> [SUPPLIED DATA]:
▼▼▼
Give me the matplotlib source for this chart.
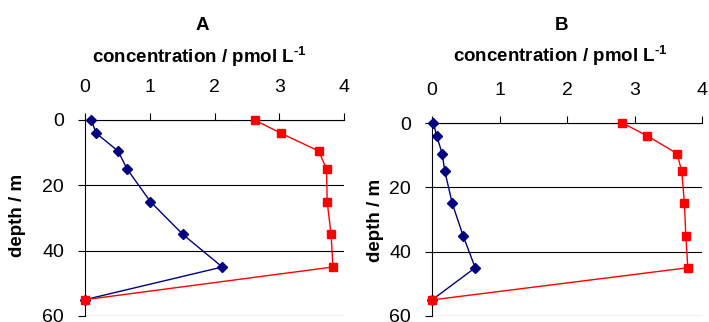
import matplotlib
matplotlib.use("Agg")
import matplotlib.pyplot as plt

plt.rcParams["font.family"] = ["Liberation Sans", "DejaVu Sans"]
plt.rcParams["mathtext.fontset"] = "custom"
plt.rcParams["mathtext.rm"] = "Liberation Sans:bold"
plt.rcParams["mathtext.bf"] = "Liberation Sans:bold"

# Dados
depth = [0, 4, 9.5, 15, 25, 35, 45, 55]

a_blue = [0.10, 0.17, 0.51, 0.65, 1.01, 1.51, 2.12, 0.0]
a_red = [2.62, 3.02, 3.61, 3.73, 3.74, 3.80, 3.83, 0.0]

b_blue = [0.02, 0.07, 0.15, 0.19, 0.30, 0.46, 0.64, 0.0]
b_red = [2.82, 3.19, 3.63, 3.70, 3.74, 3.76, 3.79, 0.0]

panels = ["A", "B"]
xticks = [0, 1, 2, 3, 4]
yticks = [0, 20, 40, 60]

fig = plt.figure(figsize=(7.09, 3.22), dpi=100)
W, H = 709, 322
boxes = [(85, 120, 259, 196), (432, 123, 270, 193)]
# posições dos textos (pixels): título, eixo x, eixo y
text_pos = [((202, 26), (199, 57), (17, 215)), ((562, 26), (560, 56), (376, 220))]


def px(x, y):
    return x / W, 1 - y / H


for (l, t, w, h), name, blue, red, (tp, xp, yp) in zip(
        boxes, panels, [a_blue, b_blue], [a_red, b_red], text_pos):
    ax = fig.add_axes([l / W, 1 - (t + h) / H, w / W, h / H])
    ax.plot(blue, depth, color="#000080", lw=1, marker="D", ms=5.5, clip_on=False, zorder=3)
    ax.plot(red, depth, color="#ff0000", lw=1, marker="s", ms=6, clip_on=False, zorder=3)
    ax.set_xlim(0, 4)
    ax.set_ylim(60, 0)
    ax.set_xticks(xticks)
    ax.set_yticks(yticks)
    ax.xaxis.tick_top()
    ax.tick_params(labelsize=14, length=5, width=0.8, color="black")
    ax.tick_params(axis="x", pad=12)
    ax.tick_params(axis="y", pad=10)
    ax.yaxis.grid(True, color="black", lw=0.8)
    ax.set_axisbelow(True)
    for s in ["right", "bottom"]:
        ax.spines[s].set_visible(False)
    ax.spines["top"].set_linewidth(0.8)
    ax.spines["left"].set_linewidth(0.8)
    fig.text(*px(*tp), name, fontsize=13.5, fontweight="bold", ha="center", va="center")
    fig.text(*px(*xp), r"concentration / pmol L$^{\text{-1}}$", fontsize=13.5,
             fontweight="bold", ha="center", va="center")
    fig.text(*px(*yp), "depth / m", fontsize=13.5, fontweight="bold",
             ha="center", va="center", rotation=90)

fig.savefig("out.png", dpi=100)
▲▲▲
> [TASK REQUIREMENTS]: Give again, exactly, the lines from the start of the data through the one holding "return x / W, 1 - y / H"; omit the pictures.

> [TASK RESULT]:
Give me the matplotlib source for this chart.
import matplotlib
matplotlib.use("Agg")
import matplotlib.pyplot as plt

plt.rcParams["font.family"] = ["Liberation Sans", "DejaVu Sans"]
plt.rcParams["mathtext.fontset"] = "custom"
plt.rcParams["mathtext.rm"] = "Liberation Sans:bold"
plt.rcParams["mathtext.bf"] = "Liberation Sans:bold"

# Dados
depth = [0, 4, 9.5, 15, 25, 35, 45, 55]

a_blue = [0.10, 0.17, 0.51, 0.65, 1.01, 1.51, 2.12, 0.0]
a_red = [2.62, 3.02, 3.61, 3.73, 3.74, 3.80, 3.83, 0.0]

b_blue = [0.02, 0.07, 0.15, 0.19, 0.30, 0.46, 0.64, 0.0]
b_red = [2.82, 3.19, 3.63, 3.70, 3.74, 3.76, 3.79, 0.0]

panels = ["A", "B"]
xticks = [0, 1, 2, 3, 4]
yticks = [0, 20, 40, 60]

fig = plt.figure(figsize=(7.09, 3.22), dpi=100)
W, H = 709, 322
boxes = [(85, 120, 259, 196), (432, 123, 270, 193)]
# posições dos textos (pixels): título, eixo x, eixo y
text_pos = [((202, 26), (199, 57), (17, 215)), ((562, 26), (560, 56), (376, 220))]


def px(x, y):
    return x / W, 1 - y / H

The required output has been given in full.